■ Stated problem ■
Transcribe the listing in full, excluding any pictures.

■ Data section ■

----

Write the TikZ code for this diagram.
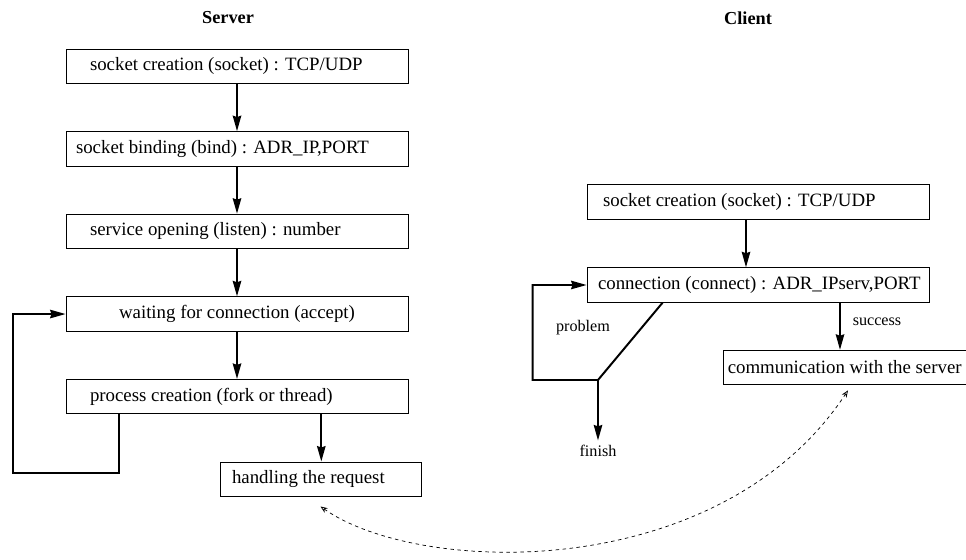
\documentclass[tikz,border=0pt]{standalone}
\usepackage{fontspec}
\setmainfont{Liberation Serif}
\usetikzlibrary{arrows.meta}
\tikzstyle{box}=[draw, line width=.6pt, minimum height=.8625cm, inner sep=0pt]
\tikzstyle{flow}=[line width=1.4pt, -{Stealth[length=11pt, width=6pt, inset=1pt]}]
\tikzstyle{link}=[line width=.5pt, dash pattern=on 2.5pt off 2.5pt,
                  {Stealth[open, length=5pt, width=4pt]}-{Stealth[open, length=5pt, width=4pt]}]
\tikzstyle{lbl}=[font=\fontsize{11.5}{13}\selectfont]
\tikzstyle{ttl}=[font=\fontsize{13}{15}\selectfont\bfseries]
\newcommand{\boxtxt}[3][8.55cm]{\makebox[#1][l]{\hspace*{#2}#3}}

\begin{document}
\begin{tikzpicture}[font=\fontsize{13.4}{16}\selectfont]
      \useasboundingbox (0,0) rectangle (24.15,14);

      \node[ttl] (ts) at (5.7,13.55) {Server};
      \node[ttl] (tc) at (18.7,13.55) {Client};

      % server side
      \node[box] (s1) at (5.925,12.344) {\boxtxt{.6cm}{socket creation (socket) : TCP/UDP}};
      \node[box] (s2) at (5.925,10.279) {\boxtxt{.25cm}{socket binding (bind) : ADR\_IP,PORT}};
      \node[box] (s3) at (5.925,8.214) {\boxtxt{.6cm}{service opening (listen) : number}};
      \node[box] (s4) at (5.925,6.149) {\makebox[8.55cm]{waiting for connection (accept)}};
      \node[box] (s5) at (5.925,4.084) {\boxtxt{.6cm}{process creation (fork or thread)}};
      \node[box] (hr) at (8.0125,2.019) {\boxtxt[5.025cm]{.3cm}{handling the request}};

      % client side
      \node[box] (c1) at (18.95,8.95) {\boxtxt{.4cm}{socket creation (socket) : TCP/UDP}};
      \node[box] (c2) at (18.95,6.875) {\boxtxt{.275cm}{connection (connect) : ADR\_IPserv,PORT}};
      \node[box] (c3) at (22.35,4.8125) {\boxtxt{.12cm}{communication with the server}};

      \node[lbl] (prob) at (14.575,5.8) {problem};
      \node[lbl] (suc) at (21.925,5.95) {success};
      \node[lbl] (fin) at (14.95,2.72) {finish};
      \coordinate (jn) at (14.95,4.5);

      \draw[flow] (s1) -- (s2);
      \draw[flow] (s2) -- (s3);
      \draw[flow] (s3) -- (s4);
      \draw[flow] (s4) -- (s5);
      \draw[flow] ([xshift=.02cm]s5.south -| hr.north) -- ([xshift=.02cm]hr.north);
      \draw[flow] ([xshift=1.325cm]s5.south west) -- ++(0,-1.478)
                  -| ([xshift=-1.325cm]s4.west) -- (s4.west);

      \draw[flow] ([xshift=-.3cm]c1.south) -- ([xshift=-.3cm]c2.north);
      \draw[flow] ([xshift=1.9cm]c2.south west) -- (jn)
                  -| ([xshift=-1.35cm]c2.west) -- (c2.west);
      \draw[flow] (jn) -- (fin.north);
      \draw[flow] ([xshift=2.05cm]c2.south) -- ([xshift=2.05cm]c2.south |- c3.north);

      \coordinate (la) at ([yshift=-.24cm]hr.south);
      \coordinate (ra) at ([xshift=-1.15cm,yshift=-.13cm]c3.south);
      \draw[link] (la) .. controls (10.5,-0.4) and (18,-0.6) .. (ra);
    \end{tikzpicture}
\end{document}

----

■ Written solution ■
Write the TikZ code for this diagram.
\documentclass[tikz,border=0pt]{standalone}
\usepackage{fontspec}
\setmainfont{Liberation Serif}
\usetikzlibrary{arrows.meta}
\tikzstyle{box}=[draw, line width=.6pt, minimum height=.8625cm, inner sep=0pt]
\tikzstyle{flow}=[line width=1.4pt, -{Stealth[length=11pt, width=6pt, inset=1pt]}]
\tikzstyle{link}=[line width=.5pt, dash pattern=on 2.5pt off 2.5pt,
                  {Stealth[open, length=5pt, width=4pt]}-{Stealth[open, length=5pt, width=4pt]}]
\tikzstyle{lbl}=[font=\fontsize{11.5}{13}\selectfont]
\tikzstyle{ttl}=[font=\fontsize{13}{15}\selectfont\bfseries]
\newcommand{\boxtxt}[3][8.55cm]{\makebox[#1][l]{\hspace*{#2}#3}}

\begin{document}
\begin{tikzpicture}[font=\fontsize{13.4}{16}\selectfont]
      \useasboundingbox (0,0) rectangle (24.15,14);

      \node[ttl] (ts) at (5.7,13.55) {Server};
      \node[ttl] (tc) at (18.7,13.55) {Client};

      % server side
      \node[box] (s1) at (5.925,12.344) {\boxtxt{.6cm}{socket creation (socket) : TCP/UDP}};
      \node[box] (s2) at (5.925,10.279) {\boxtxt{.25cm}{socket binding (bind) : ADR\_IP,PORT}};
      \node[box] (s3) at (5.925,8.214) {\boxtxt{.6cm}{service opening (listen) : number}};
      \node[box] (s4) at (5.925,6.149) {\makebox[8.55cm]{waiting for connection (accept)}};
      \node[box] (s5) at (5.925,4.084) {\boxtxt{.6cm}{process creation (fork or thread)}};
      \node[box] (hr) at (8.0125,2.019) {\boxtxt[5.025cm]{.3cm}{handling the request}};

      % client side
      \node[box] (c1) at (18.95,8.95) {\boxtxt{.4cm}{socket creation (socket) : TCP/UDP}};
      \node[box] (c2) at (18.95,6.875) {\boxtxt{.275cm}{connection (connect) : ADR\_IPserv,PORT}};
      \node[box] (c3) at (22.35,4.8125) {\boxtxt{.12cm}{communication with the server}};

      \node[lbl] (prob) at (14.575,5.8) {problem};
      \node[lbl] (suc) at (21.925,5.95) {success};
      \node[lbl] (fin) at (14.95,2.72) {finish};
      \coordinate (jn) at (14.95,4.5);

      \draw[flow] (s1) -- (s2);
      \draw[flow] (s2) -- (s3);
      \draw[flow] (s3) -- (s4);
      \draw[flow] (s4) -- (s5);
      \draw[flow] ([xshift=.02cm]s5.south -| hr.north) -- ([xshift=.02cm]hr.north);
      \draw[flow] ([xshift=1.325cm]s5.south west) -- ++(0,-1.478)
                  -| ([xshift=-1.325cm]s4.west) -- (s4.west);

      \draw[flow] ([xshift=-.3cm]c1.south) -- ([xshift=-.3cm]c2.north);
      \draw[flow] ([xshift=1.9cm]c2.south west) -- (jn)
                  -| ([xshift=-1.35cm]c2.west) -- (c2.west);
      \draw[flow] (jn) -- (fin.north);
      \draw[flow] ([xshift=2.05cm]c2.south) -- ([xshift=2.05cm]c2.south |- c3.north);

      \coordinate (la) at ([yshift=-.24cm]hr.south);
      \coordinate (ra) at ([xshift=-1.15cm,yshift=-.13cm]c3.south);
      \draw[link] (la) .. controls (10.5,-0.4) and (18,-0.6) .. (ra);
    \end{tikzpicture}
\end{document}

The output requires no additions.